Just look at TV shows or movies on the iTMS, or games on steam: there’s no savings over buying physical media, which I think is kind of bullshit. Xbox live marketplace is even worse: you “own” a TV show for $2, can’t back it up, can’t move it to an external drive or player, and it’s stuck on a $100 20gig proprietary hard drive.
Well, I knew it was going to come eventually. Since the Playstation 3 was released, it was almost inevitable. I agree with Maveric56 above, what is wrong with DVD’s?
What’s wrong with DVDs?!?!? They became popular just like 5 years ago and we’re already trying to replace them!
Futurist Ray Kurzweil predicted that if human advances in technological prowess continue at the near-logarithmic rate they do now, within a few decades machine intelligence will surpass human intelligence. This is just the beginning!
What’s wrong with DVDs?!?!? They became popular just like 5 years ago and we’re already trying to replace them!
Futurist Ray Kurzweil predicted that if human advances in technological prowess continue at the near-logarithmic rate they do now, within a few decades machine intelligence will surpass human intelligence. This is just the beginning!
I’ve been downloading 720p versions of the TV Show heroes, complete with AC3 for 5.1. It gives the show a bit more cinematic feel watching it in surround sound and its noticably better looking. I’ve since gone to downloading HR rips whenever possible (HR = Half rez, downscaled 1920 x 1080 i to to 960 x 540 to make up for the line rez) with AC3 as well. I’m sorry but that’s the absolute easiest way to enjoy HD goodness. The container format, MKV also allots for DVDish features so subtitles, alternative audio languages and chapters, menus and such can be used with the HD formats with video and audio codecs of preference. Its rather painless to use. I imagine HDTV piracy becoming huge as more people have capable PCs, displays etc. Right now playing the 720p MKVs puts my Dually 2 GHz G5/X800 XT to work while passing the AC3 to my Denon where as AC3 2.0 decoding in an old AVI at 960 x 540 doesn’t even make the ol G5 sweat.
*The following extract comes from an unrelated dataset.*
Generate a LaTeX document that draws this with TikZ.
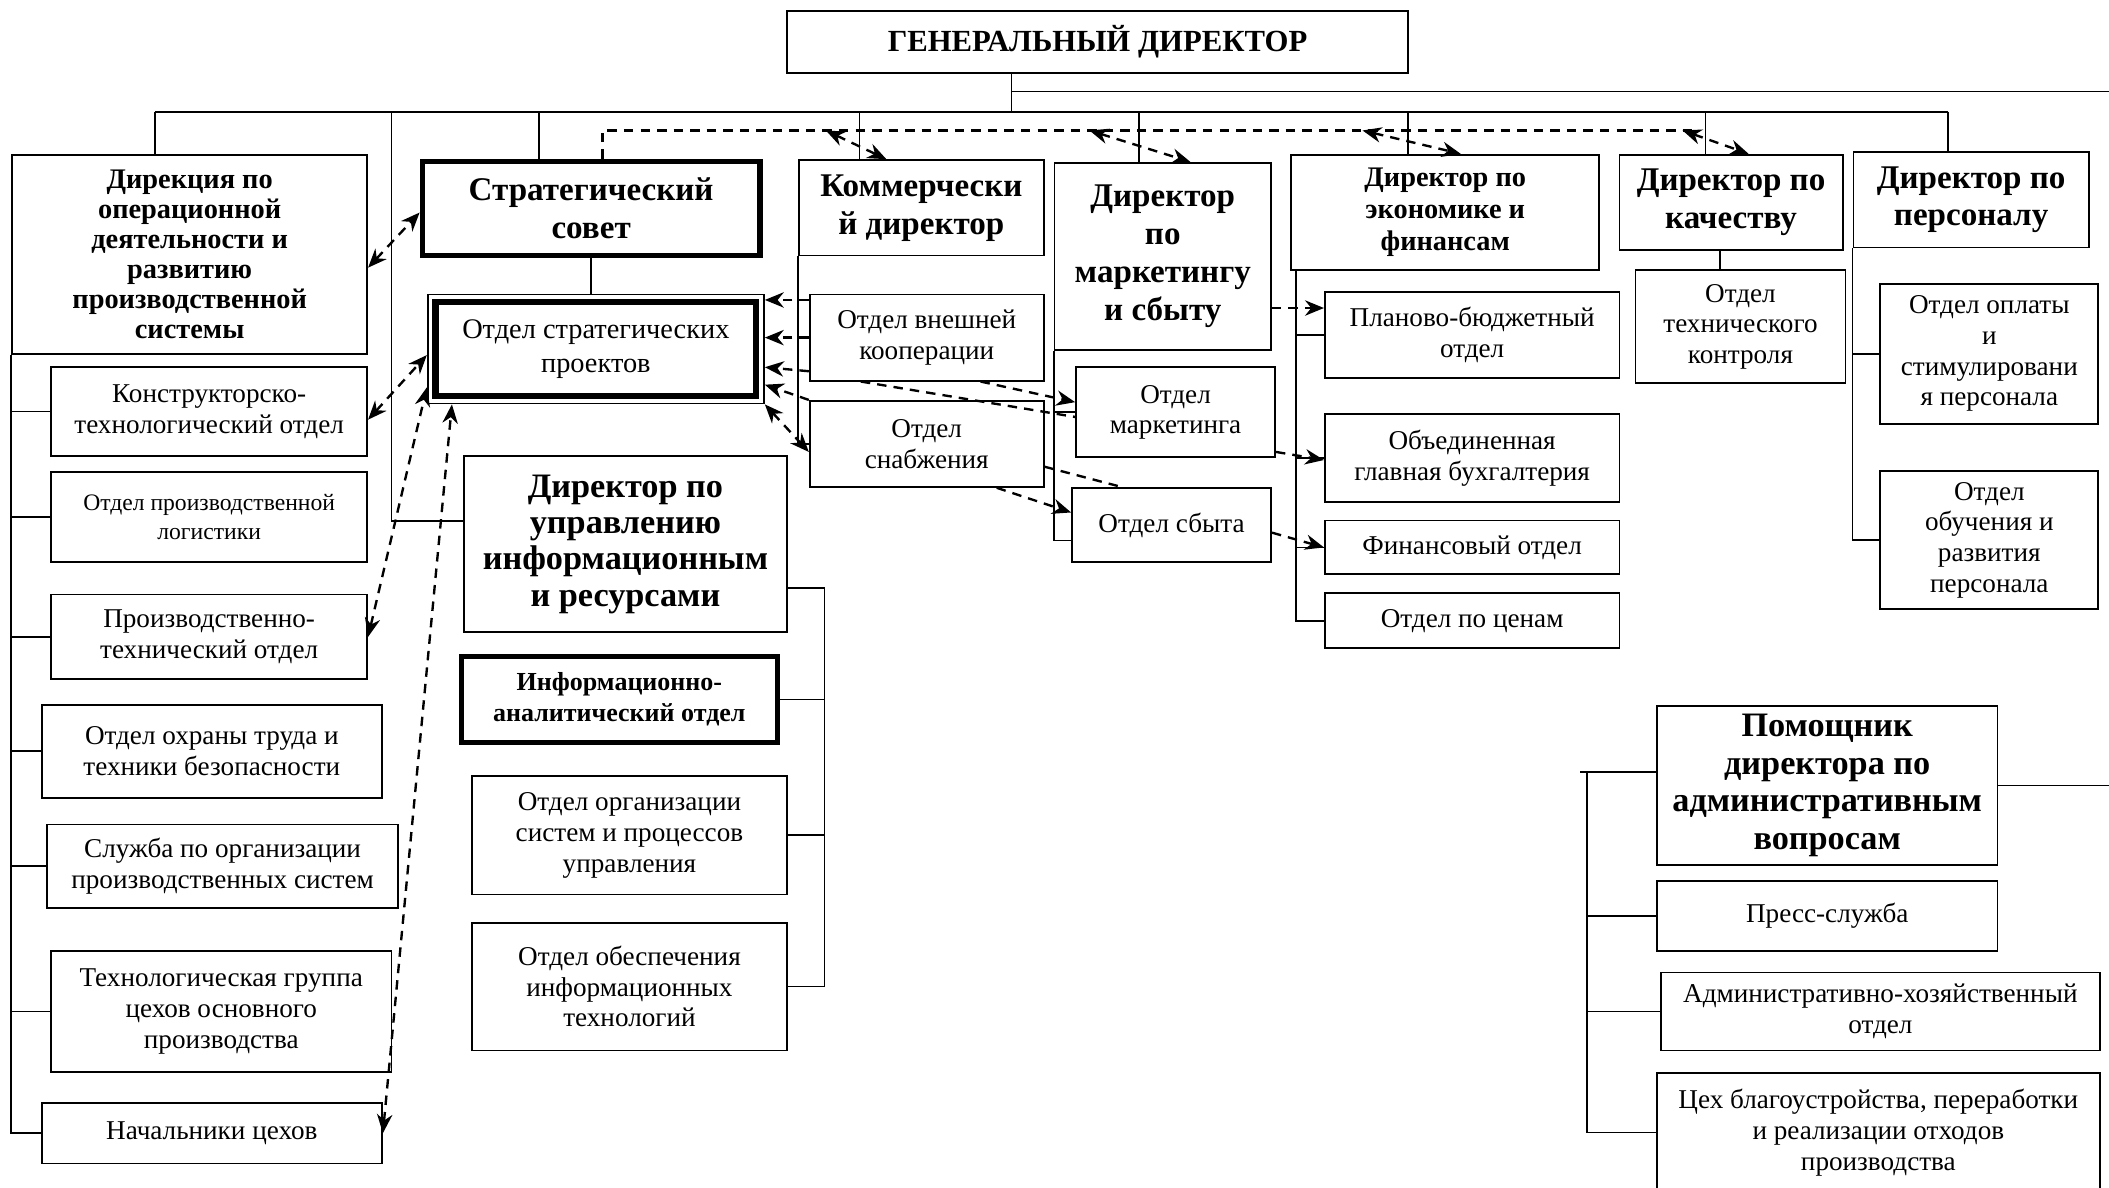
\documentclass[tikz,border=0pt]{standalone}
\usepackage{fontspec}
\setmainfont{Liberation Serif}
\usetikzlibrary{arrows.meta,calc}
\newcommand{\boxfont}{\fontsize{11.5}{13}\selectfont}
\newcommand{\headfont}{\fontsize{14}{16}\selectfont\bfseries}
\tikzset{
    box/.style={draw,align=center,inner sep=1pt,font=\boxfont},
    head/.style={box,font=\headfont},
    heavy/.style={line width=2.3pt},
    wh/.style 2 args={minimum width=#1*0.02cm,minimum height=#2*0.02cm},
    dsh/.style={dash pattern=on 4pt off 3pt,line width=1pt}
}
\begin{document}
\begin{tikzpicture}[x=0.02cm,y=-0.02cm,line width=0.75pt,>={Stealth[length=8pt,width=6.5pt]}]
        \useasboundingbox (0,0) rectangle (1568,883);
        \clip (0,0) rectangle (1568,883);
        \node[box,wh={462}{46},font=\fontsize{13}{15}\selectfont\bfseries] (gd) at (816,31) {ГЕНЕРАЛЬНЫЙ ДИРЕКТОР};
        \node[box,wh={264}{148},font=\fontsize{12}{12.7}\selectfont\bfseries] (dop) at (141,189)
            {Дирекция по\\операционной\\деятельности и\\развитию\\производственной\\системы};
        \foreach \n/\cx/\cy/\w/\h/\t in {
            ktd/155.5/306/235/66/{Конструкторско-\\технологический отдел},
            ptd/155.5/473.5/235/63/{Производственно-\\технический отдел},
            otb/157.5/558.5/253/69/{Отдел охраны труда и\\техники безопасности},
            sops/165.5/644/261/62/{Служба по организации\\производственных систем},
            tgc/164.5/752/253/90/{Технологическая группа\\цехов основного\\производства},
            nc/157.5/842.5/253/45/{Начальники цехов}}
        {
            \node[box,wh={\w}{\h}] (\n) at (\cx,\cy) {\t};
        }
        \node[box,wh={235}{67},font=\fontsize{10}{12}\selectfont] (opl) at (155.5,384.5) {Отдел производственной\\логистики};
        \node[head,heavy,wh={251}{70}] (ss) at (439.5,155) {Стратегический\\совет};
        \node[box,wh={250}{81},font=\fontsize{12}{14.7}\selectfont] (osp) at (443,259.5) {Отдел стратегических\\проектов};
        \node[draw,line width=2.8pt,wh={238}{70}] (ospin) at (osp.center) {};
        \node[head,wh={240}{131},font=\fontsize{14.5}{15.4}\selectfont\bfseries] (diu) at (465,404.5)
            {Директор по\\управлению\\информационным\\и ресурсами};
        \node[box,heavy,wh={235}{64},font=\fontsize{11}{13}\selectfont\bfseries] (iao) at (460.5,520) {Информационно-\\аналитический отдел};
        \node[box,wh={234}{88}] (osu) at (468,621) {Отдел организации\\систем и процессов\\управления};
        \node[box,wh={234}{95}] (oit) at (468,733.5) {Отдел обеспечения\\информационных\\технологий};
        \node[head,wh={182}{71}] (kd) at (685,154.5) {Коммерчески\\й директор};
        \node[box,wh={174}{64}] (ovk) at (689,251) {Отдел внешней\\кооперации};
        \node[box,wh={174}{64}] (osn) at (689,330) {Отдел\\снабжения};
        \node[head,wh={161}{139}] (dms) at (864.5,190.5) {Директор\\по\\маркетингу\\и сбыту};
        \node[box,wh={148}{67}] (om) at (874,306.5) {Отдел\\маркетинга};
        \node[box,wh={148}{55}] (osb) at (871,390.5) {Отдел сбыта};
        \node[box,wh={229}{86},font=\fontsize{12}{13.6}\selectfont\bfseries] (def) at (1074.5,158) {Директор по\\экономике и\\финансам};
        \node[box,wh={219}{64}] (pbo) at (1094.5,249) {Планово-бюджетный\\отдел};
        \node[box,wh={219}{65}] (ogb) at (1094.5,340.5) {Объединенная\\главная бухгалтерия};
        \node[box,wh={219}{40}] (fo) at (1094.5,407) {Финансовый отдел};
        \node[box,wh={219}{41}] (opc) at (1094.5,461.5) {Отдел по ценам};
        \node[head,wh={166}{71}] (dk) at (1287,150.5) {Директор по\\качеству};
        \node[box,wh={156}{84}] (otk) at (1294,243) {Отдел\\технического\\контроля};
        \node[head,wh={175}{71}] (dp) at (1465.5,148.5) {Директор по\\персоналу};
        \node[box,wh={162}{104}] (oos) at (1479,263) {Отдел оплаты\\и\\стимулировани\\я персонала};
        \node[box,wh={162}{103}] (oor) at (1479,401.5) {Отдел\\обучения и\\развития\\персонала};
        \node[head,wh={253}{118},font=\fontsize{14.5}{16}\selectfont\bfseries] (pda) at (1358.5,584)
            {Помощник\\директора по\\административным\\вопросам};
        \node[box,wh={253}{52}] (ps) at (1358.5,681) {Пресс-служба};
        \node[box,wh={326}{58}] (aho) at (1398,752) {Административно-хозяйственный\\отдел};
        \node[box,wh={329}{88}] (cbp) at (1396.5,842) {Цех благоустройства, переработки\\и реализации отходов\\производства};
        % solid links
        \coordinate (hub) at (752,83);
        \coordinate (rt) at (1568,68);
        \draw (gd.south -| hub) -- (hub);
        \draw (hub |- rt) -- (rt);
        \draw (115,83) -- (1448,83);
        \foreach \x/\n in {115/dop,401/ss,639/kd,847/dms,1047/def,1268/dk,1448/dp}
        {
            \draw (\x,83) -- (\x,83 |- \n.north);
        }
        \draw (291,83) |- ($(diu.north west)!0.37!(diu.south west)$);
        \draw (ss.south) -- (osp.north -| ss.south);
        \foreach \n in {ktd,opl,ptd,otb,sops,tgc,nc}
        {
            \draw (dop.south west) |- (\n.west);
        }
        \coordinate (isp) at (613,437);
        \draw (diu.east |- isp) -- (isp);
        \foreach \n in {iao,osu,oit}
        {
            \draw (isp) |- (\n.east);
        }
        \foreach \n in {ovk,osn}
        {
            \draw (kd.south west) |- (\n.west);
        }
        \draw (dms.south west) |- (om.west);
        \draw (dms.south west) |- ($(osb.north west)!0.7!(osb.south west)$);
        \foreach \n in {pbo,ogb,fo,opc}
        {
            \draw ([xshift=2.3pt]def.south west) |- (\n.west);
        }
        \draw (dk.south -| 1279,0) -- (otk.north -| 1279,0);
        \foreach \n in {oos,oor}
        {
            \draw (dp.south west) |- (\n.west);
        }
        \coordinate (asp) at (1180,574);
        \draw ([xshift=-3pt]asp) -- (asp -| pda.west);
        \foreach \n in {ps,aho,cbp}
        {
            \draw (asp) |- (\n.west);
        }
        \draw (pda.east) -- (pda.east -| rt);
        % dashed links
        \coordinate (dl) at (448,97);
        \coordinate (dr) at (1262,97);
        \draw[dsh] (dl |- ss.north) -- (dl) -- (dr);
        \foreach \a/\b/\n in {614/659/kd,810/885/dms,1013/1086/def,1251/1300/dk}
        {
            \draw[dsh,<->] (\a,97) -- (\b,0 |- \n.north);
        }
        \draw[dsh,<->] (dop.east |- 0,199) -- (ss.west |- 0,158);
        \draw[dsh,<->] (ktd.east |- 0,312) -- (osp.west |- 0,264);
        \draw[dsh,<->] (ptd.east) -- (osp.west |- 0,288);
        \draw[dsh,<->] (nc.east) -- (osp.south -| 336,0);
        \draw[dsh,->] (ovk.west |- 0,223) -- (osp.east |- 0,223);
        \draw[dsh,->] (ovk.west) -- (osp.east |- ovk.west);
        \draw[dsh,->] (ovk.west |- 0,276) -- (osp.east |- 0,273);
        \draw[dsh,->] (osn.north west) -- (osp.east |- 0,286);
        \draw[dsh,<->] (osp.south east) -- (osn.west |- 0,336);
        \draw[dsh] (ovk.south -| 640,0) -- (om.west |- 0,310);
        \draw[dsh,->] (ovk.south -| 729,0) -- (om.west |- 0,299);
        \draw[dsh] (osn.east |- 0,347) -- (osb.north -| 835,0);
        \draw[dsh,->] (osn.south -| 741,0) -- (osb.west |- 0,381);
        \draw[dsh,->] (dms.east |- 0,229) -- (pbo.west |- 0,229);
        \draw[dsh,->] (om.east |- 0,336) -- (ogb.west |- 0,342);
        \draw[dsh,->] (osb.east |- 0,396) -- (fo.west);
    \end{tikzpicture}
\end{document}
Now I know bork isn’t a place of piracy and what not, but I suggest for the fun of it others checking it out, its really brings home how close digital distrubtion is. Ironically the illegal scene has dictated media trends for years, starting with MP3 sharing evolving to legal services, TV shows and movies being traded for years evolving to legal methods, PDF copies of magazines/books/comics leading legal distributions. Its only a matter of time before HD does the same.
DVDs are alright but they’re really inadequate for the HD display era. Problem is right now, neither format… HD-DVD or Blu-Ray, really offers much compelling evidence that they’re up to the task, being slow, clunky, every bit as compressed as DVDs so the ratio is the same of what we expect for a disk to pack (although much sharper and better audio) no improvement to color gamut for increased dynamic range (isn’t it about time we went to 10 bit color per channel? That’s 1024 light value differences vs 256) and too much copy protection. I’ve been an early adopter for DVDs, surround sound, HD but I’ll skip out on the HD wars while I download my TV shows not quite so legally.
Now I know bork isn’t a place of piracy and what not, but I suggest for the fun of it others checking it out, its really brings home how close digital distrubtion is. Ironically the illegal scene has dictated media trends for years, starting with MP3 sharing evolving to legal services, TV shows and movies being traded for years evolving to legal methods, PDF copies of magazines/books/comics leading legal distributions. Its only a matter of time before HD does the same.
Well, NBC does offer full Heroes episodes without commercials on their website (as most networks do with big shows, now), if I’m not mistaken. I don’t think downloading the episode off of torrent is a big leap of morality.
What’s really interesting is the ability to download arguably better-than-DVD quality copies of TV shows. I’m nabbing 24 season 5 in HR and AC3. Granted the compression is much higher, its also notably higher rez.